Nossas samambaias choronas
A jardinagem nunca me seduziu, mas o passar das décadas tratou de colorir minha memória afetiva com o seu verde mais íntimo, plantado lá na infância. Hoje, ao relembrar de casas e quintais do meu Curvelo (MG), evoco plantas daqueles lentos 1970s e 1980s, que reinavam em cantinhos de frescor e ternura.
Quando menino, a flora caseira era companheira constante. Minha família, como tantas da cidade, enfeitava salas e varandas com vasos de todos os tamanhos, onde flores e folhagens compunham cenários de acolhimento. Entre todas, sobressaíam as cascatas de folhas das samambaias choronas.
Pendendo como lágrimas no cair das tardes, as choronas apreciavam a sombra e a umidade. Havia sempre mãos a lhes borrifar água, como quem acaricia um ser de estimação. Elas se multiplicavam em suportes de ferro e em xaxins, cujo nome engraçado jamais esqueci: uma senha da meninice.
Eu via nesses aparadores metálicos esqueletos de robôs guardiões de uma ruína maia. Ao lado deles, havia ainda outras presenças célebres: a costela de adão, de folhas rendadas com traços de um mapa aéreo. É inesquecível para mim o tamborilar da água da mangueira jorrando sobre elas.
Havia ainda os finos hibiscos vermelhos, as alegres margaridas e as místicas rosas de cores e perfumes clássicos. E as espadas de São Jorge, sentinelas longas e agudas; os lírios brancos, gestos de pureza; bromélias exóticas; begônias com desenhos prateados; e violetas e orquídeas na janela da mãe.
Tias-avós plantavam cascas de ovos junto às roseiras, uma alquimia de nutrição cultivada na ancestralidade. Até o cacto de caule robusto no vaso de pedra preta virava árvore de Natal improvisada, ornada de inventividade e de fé. E a velha parreira de uva Niágara virava o nosso pergolado.

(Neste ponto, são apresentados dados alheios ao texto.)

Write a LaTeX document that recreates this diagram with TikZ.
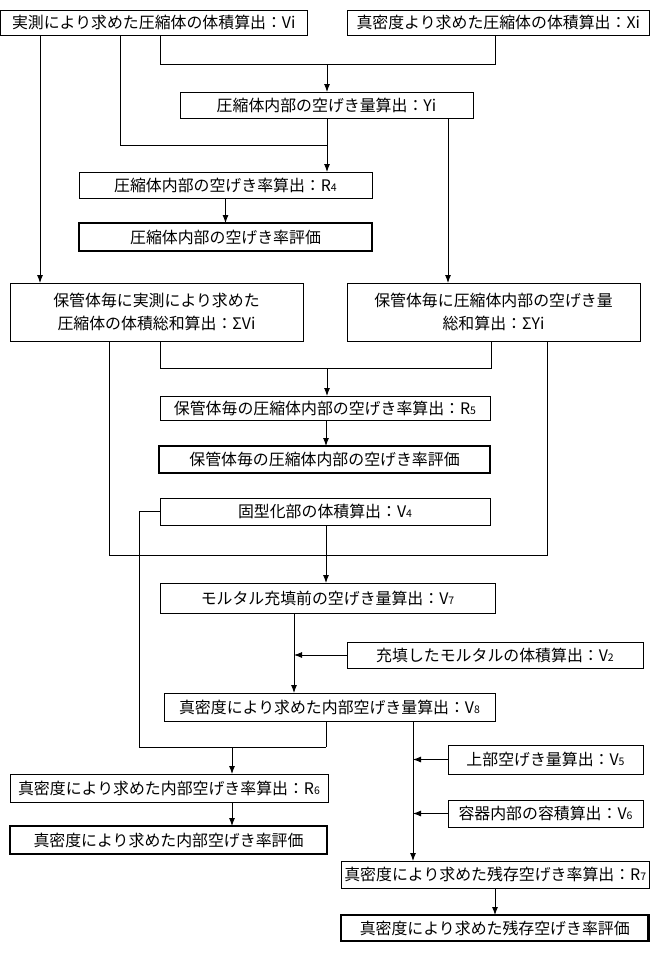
\documentclass[tikz,border=0pt]{standalone}
\usepackage{fontspec}
\setmainfont{Noto Sans CJK JP}
\usetikzlibrary{arrows.meta}
\newcommand{\smalld}[1]{{\fontsize{10.5}{10.5}\selectfont #1}}
\begin{document}
\begin{tikzpicture}[x=1pt,y=-1pt,
  box/.style={draw, line width=0.9pt, rectangle, inner sep=0pt, outer sep=0pt, anchor=north west,
    font=\fontsize{15.9}{23}\selectfont, align=center},
  evalbox/.style={box, line width=2.6pt},
  conn/.style={line width=0.9pt},
  arr/.style={conn, -{Latex[length=8pt,width=6pt]}}]
\useasboundingbox (0,0) rectangle (650,954);
% x and y levels
\foreach \v in {40,109,120,139,160,232,294,326,327,413,448,491,495,547} {\coordinate (c\v) at (\v,0);}
\foreach \v in {64,145,368,555,747} {\coordinate (y\v) at (0,\v);}
% boxes
\node[box, minimum width=306.5, minimum height=25] (A) at (0.5,10) {実測により求めた圧縮体の体積算出：Vi};
\node[box, minimum width=302.5, minimum height=25] (B) at (347,10) {真密度より求めた圧縮体の体積算出：Xi};
\node[box, minimum width=293, minimum height=26] (C) at (180,92) {圧縮体内部の空げき量算出：Yi};
\node[box, minimum width=293, minimum height=26] (D) at (79,172) {圧縮体内部の空げき率算出：R\smalld{4}};
\node[evalbox, minimum width=293, minimum height=28] (E) at (79,223) {圧縮体内部の空げき率評価};
\node[box, minimum width=293, minimum height=58] (F) at (10,283) {保管体毎に実測により求めた\\圧縮体の体積総和算出：ΣVi};
\node[box, minimum width=293, minimum height=58] (G) at (347,283) {保管体毎に圧縮体内部の空げき量\\総和算出：ΣYi};
\node[box, minimum width=330, minimum height=24] (H) at (160,396) {保管体毎の圧縮体内部の空げき率算出：R\smalld{5}};
\node[evalbox, minimum width=331, minimum height=27] (I) at (159,446) {保管体毎の圧縮体内部の空げき率評価};
\node[box, minimum width=330, minimum height=27] (J) at (160,498) {固型化部の体積算出：V\smalld{4}};
\node[box, minimum width=335, minimum height=30] (K) at (160,583) {モルタル充填前の空げき量算出：V\smalld{7}};
\node[box, minimum width=296, minimum height=26] (L) at (347,642) {充填したモルタルの体積算出：V\smalld{2}};
\node[box, minimum width=331, minimum height=28] (M) at (164,693) {真密度により求めた内部空げき量算出：V\smalld{8}};
\node[box, minimum width=195, minimum height=29] (Q) at (448,745) {上部空げき量算出：V\smalld{5}};
\node[box, minimum width=195, minimum height=27] (R) at (448,800) {容器内部の容積算出：V\smalld{6}};
\node[box, minimum width=318, minimum height=28] (N) at (10,774) {真密度により求めた内部空げき率算出：R\smalld{6}};
\node[evalbox, minimum width=317, minimum height=28] (O) at (10,826) {真密度により求めた内部空げき率評価};
\node[box, minimum width=308.5, minimum height=27] (P) at (341,861) {真密度により求めた残存空げき率算出：R\smalld{7}};
\node[evalbox, minimum width=307.5, minimum height=26] (S) at (341,915) {真密度により求めた残存空げき率評価};
% connectors
\draw[arr] (A.south -| c40) -- (F.north -| c40);
\draw[conn] (A.south -| c160) -- (c160 |- y64) -- (c495 |- y64) -- (B.south -| c495);
\draw[arr] (c327 |- y64) -- (C.north -| c327);
\draw[arr] (C.south -| c327) -- (D.north -| c327);
\draw[conn] (A.south -| c120) -- (c120 |- y145) -- (c327 |- y145);
\draw[arr] (C.south -| c448) -- (G.north -| c448);
\draw[arr] (D.south) -- (E.north);
\draw[conn] (F.south -| c160) -- (c160 |- y368) -- (c491 |- y368) -- (G.south -| c491);
\draw[arr] (c327 |- y368) -- (H.north -| c327);
\draw[arr] (H.south -| c326) -- (I.north -| c326);
\draw[conn] (F.south -| c109) -- (c109 |- y555) -- (c547 |- y555) -- (G.south -| c547);
\draw[arr] (J.south -| c326) -- (K.north -| c326);
\draw[conn] (J.west) -- (c139 |- J.west) -- (c139 |- y747) -- (c326 |- y747);
\draw[conn] (M.south -| c326) -- (c326 |- y747);
\draw[arr] (c232 |- y747) -- (N.north -| c232);
\draw[arr] (N.south -| c232) -- (O.north -| c232);
\draw[arr] (K.south -| c294) -- (M.north -| c294);
\draw[arr] (L.west) -- (L.west -| c294);
\draw[arr] (M.south -| c413) -- (P.north -| c413);
\draw[arr] (Q.west) -- (Q.west -| c413);
\draw[arr] (R.west) -- (R.west -| c413);
\draw[arr] (P.south -| c495) -- (S.north -| c495);
\end{tikzpicture}
\end{document}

Entre sombra e sol, conforto e calor, dentro ou fora da morada, o reino vegetal abrigava hóspedes miúdos: borboletas várias, grilos quase falantes, bandos de caramujos e formigas de lavar pés ou de percorrer longas procissões com galhos, folhas e comidas nas costas. Tudo para animar nossas brincadeiras.
As ruas centrais se fechavam em corredores de fícus, enquanto os fundos dos lares se abriam como canteiros de aquarela. Lembro-me de ter lido O Menino do Dedo Verde e imaginar o meu polegar capaz de fazer o milagre das brotações. Valia até orelha de pau e cogumelo em tronco abatido.